▸ **DO THIS**
Omit every picture and return the rest of the data unaltered.

▸ **DATA LINES**
>>>>
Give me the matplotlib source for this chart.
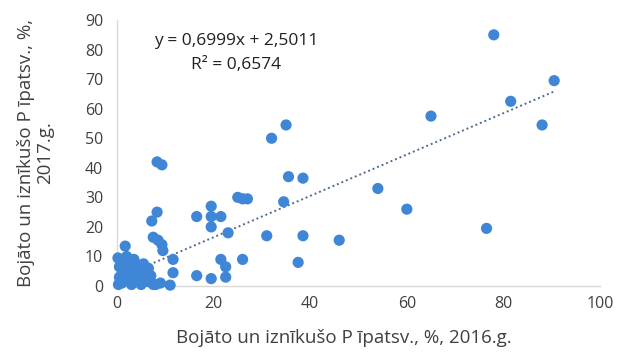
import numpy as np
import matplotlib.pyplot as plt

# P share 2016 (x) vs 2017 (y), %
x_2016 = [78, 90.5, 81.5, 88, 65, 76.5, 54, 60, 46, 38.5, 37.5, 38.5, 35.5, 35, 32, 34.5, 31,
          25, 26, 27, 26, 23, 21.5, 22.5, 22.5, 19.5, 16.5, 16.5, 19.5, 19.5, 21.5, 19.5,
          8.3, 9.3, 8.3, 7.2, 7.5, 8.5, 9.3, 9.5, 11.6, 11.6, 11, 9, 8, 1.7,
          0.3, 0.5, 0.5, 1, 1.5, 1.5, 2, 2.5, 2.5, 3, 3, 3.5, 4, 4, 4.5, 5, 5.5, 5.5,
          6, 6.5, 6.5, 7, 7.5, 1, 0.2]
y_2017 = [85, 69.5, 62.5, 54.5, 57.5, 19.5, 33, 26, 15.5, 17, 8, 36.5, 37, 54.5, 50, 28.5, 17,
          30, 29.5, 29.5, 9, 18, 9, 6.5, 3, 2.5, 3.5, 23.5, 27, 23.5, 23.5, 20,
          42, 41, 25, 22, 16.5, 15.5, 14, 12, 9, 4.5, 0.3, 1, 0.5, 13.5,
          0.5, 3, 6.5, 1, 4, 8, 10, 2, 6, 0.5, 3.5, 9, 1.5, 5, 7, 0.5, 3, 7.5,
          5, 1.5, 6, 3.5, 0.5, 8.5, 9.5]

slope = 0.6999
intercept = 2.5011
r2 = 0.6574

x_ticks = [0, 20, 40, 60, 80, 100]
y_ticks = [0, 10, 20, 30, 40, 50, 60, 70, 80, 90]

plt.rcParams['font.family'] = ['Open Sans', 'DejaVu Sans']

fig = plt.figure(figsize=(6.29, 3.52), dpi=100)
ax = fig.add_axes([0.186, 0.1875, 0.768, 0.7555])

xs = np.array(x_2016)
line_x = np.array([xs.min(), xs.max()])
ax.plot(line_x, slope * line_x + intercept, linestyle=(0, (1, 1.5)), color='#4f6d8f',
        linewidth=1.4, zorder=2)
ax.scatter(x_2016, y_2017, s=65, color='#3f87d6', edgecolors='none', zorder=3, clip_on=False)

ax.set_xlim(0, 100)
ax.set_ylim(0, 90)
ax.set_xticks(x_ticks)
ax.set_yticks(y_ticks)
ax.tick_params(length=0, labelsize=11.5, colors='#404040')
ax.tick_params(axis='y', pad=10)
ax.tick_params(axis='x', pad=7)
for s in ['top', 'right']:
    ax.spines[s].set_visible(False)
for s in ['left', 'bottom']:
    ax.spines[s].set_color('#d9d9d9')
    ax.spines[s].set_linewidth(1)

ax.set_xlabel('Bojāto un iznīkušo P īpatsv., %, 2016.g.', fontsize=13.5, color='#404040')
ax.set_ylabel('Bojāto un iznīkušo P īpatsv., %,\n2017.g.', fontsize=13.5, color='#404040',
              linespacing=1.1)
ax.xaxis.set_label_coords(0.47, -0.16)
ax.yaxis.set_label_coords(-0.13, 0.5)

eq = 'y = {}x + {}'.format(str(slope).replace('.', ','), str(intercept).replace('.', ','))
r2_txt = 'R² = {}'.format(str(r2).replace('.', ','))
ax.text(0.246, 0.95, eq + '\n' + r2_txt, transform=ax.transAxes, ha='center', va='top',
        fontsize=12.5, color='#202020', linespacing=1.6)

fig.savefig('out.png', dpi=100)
<<<<
▸ **PROBLEM SOLUTION**
Give me the matplotlib source for this chart.
import numpy as np
import matplotlib.pyplot as plt

# P share 2016 (x) vs 2017 (y), %
x_2016 = [78, 90.5, 81.5, 88, 65, 76.5, 54, 60, 46, 38.5, 37.5, 38.5, 35.5, 35, 32, 34.5, 31,
          25, 26, 27, 26, 23, 21.5, 22.5, 22.5, 19.5, 16.5, 16.5, 19.5, 19.5, 21.5, 19.5,
          8.3, 9.3, 8.3, 7.2, 7.5, 8.5, 9.3, 9.5, 11.6, 11.6, 11, 9, 8, 1.7,
          0.3, 0.5, 0.5, 1, 1.5, 1.5, 2, 2.5, 2.5, 3, 3, 3.5, 4, 4, 4.5, 5, 5.5, 5.5,
          6, 6.5, 6.5, 7, 7.5, 1, 0.2]
y_2017 = [85, 69.5, 62.5, 54.5, 57.5, 19.5, 33, 26, 15.5, 17, 8, 36.5, 37, 54.5, 50, 28.5, 17,
          30, 29.5, 29.5, 9, 18, 9, 6.5, 3, 2.5, 3.5, 23.5, 27, 23.5, 23.5, 20,
          42, 41, 25, 22, 16.5, 15.5, 14, 12, 9, 4.5, 0.3, 1, 0.5, 13.5,
          0.5, 3, 6.5, 1, 4, 8, 10, 2, 6, 0.5, 3.5, 9, 1.5, 5, 7, 0.5, 3, 7.5,
          5, 1.5, 6, 3.5, 0.5, 8.5, 9.5]

slope = 0.6999
intercept = 2.5011
r2 = 0.6574

x_ticks = [0, 20, 40, 60, 80, 100]
y_ticks = [0, 10, 20, 30, 40, 50, 60, 70, 80, 90]

plt.rcParams['font.family'] = ['Open Sans', 'DejaVu Sans']

fig = plt.figure(figsize=(6.29, 3.52), dpi=100)
ax = fig.add_axes([0.186, 0.1875, 0.768, 0.7555])

xs = np.array(x_2016)
line_x = np.array([xs.min(), xs.max()])
ax.plot(line_x, slope * line_x + intercept, linestyle=(0, (1, 1.5)), color='#4f6d8f',
        linewidth=1.4, zorder=2)
ax.scatter(x_2016, y_2017, s=65, color='#3f87d6', edgecolors='none', zorder=3, clip_on=False)

ax.set_xlim(0, 100)
ax.set_ylim(0, 90)
ax.set_xticks(x_ticks)
ax.set_yticks(y_ticks)
ax.tick_params(length=0, labelsize=11.5, colors='#404040')
ax.tick_params(axis='y', pad=10)
ax.tick_params(axis='x', pad=7)
for s in ['top', 'right']:
    ax.spines[s].set_visible(False)
for s in ['left', 'bottom']:
    ax.spines[s].set_color('#d9d9d9')
    ax.spines[s].set_linewidth(1)

ax.set_xlabel('Bojāto un iznīkušo P īpatsv., %, 2016.g.', fontsize=13.5, color='#404040')
ax.set_ylabel('Bojāto un iznīkušo P īpatsv., %,\n2017.g.', fontsize=13.5, color='#404040',
              linespacing=1.1)
ax.xaxis.set_label_coords(0.47, -0.16)
ax.yaxis.set_label_coords(-0.13, 0.5)

eq = 'y = {}x + {}'.format(str(slope).replace('.', ','), str(intercept).replace('.', ','))
r2_txt = 'R² = {}'.format(str(r2).replace('.', ','))
ax.text(0.246, 0.95, eq + '\n' + r2_txt, transform=ax.transAxes, ha='center', va='top',
        fontsize=12.5, color='#202020', linespacing=1.6)

fig.savefig('out.png', dpi=100)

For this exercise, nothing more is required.